There are plenty of First Nation leaders doing the right thing. They should stand up for what is right and others may well follow, this as opposed to the habit of the Assembly of First Nation which makes bold statements in favour of the Universal Declaration of Human Rights when it suits them, but ignores those instruments in their opposition to evictions.
First Nations need a balanced solution that first respects the inherent civil rights of members and resident non-members alike and only after that, deals with the question of local citizenship.
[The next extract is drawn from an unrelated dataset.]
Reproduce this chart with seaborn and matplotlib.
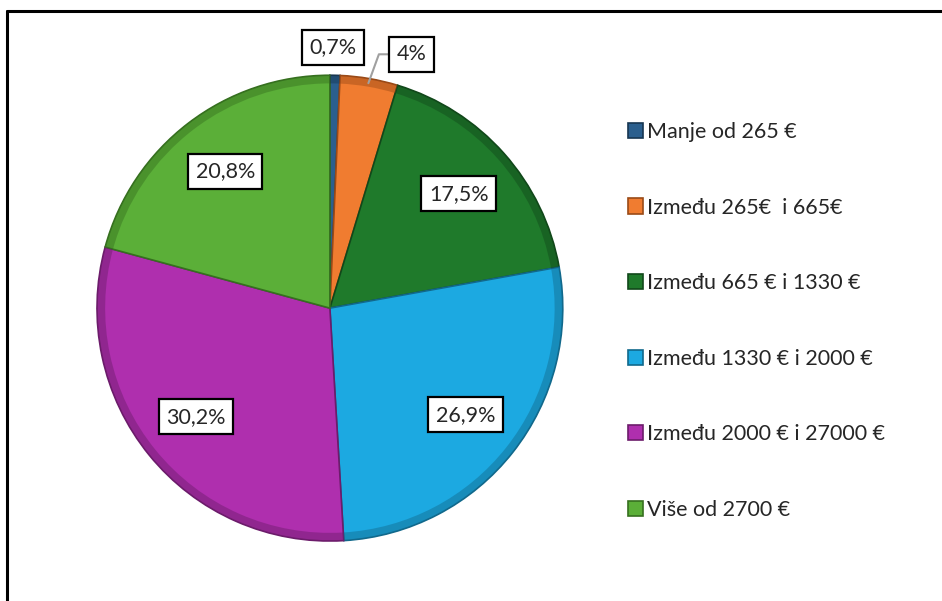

Some hope new human rights legislation may help solve this issue. The Canadian Human Rights Act will apply to First Nation bands in June 2011. One can only guess whether non-Native residents living on Indian reserves will receive adequate protections through this mechanism. But don’t hold your breath given the legislation includes an “interpretive” clause required courts and tribunals to take Aboriginal collective interests into consideration in applying the law; that big escape clause could require those bodies to shield these edicts from challenge on grounds of “community survival.”
Another possibility is First Nation human rights codes, an idea worthy of exploration. But in the meantime, First Nation leaders should be out in front of this. The national leadership, as well as individual band leaders, should state band membership codes should always be subject to the Charter of Rights and Freedoms and international human rights norms.
Instead of being silent on the Mohawk affront to basic civil rights, Aboriginal leaders must oppose the actions of any band that engages in such behaviour, behaviour which most of us thought disappeared in the American south decades ago, and never thought it would reappear north of the 49th parallel.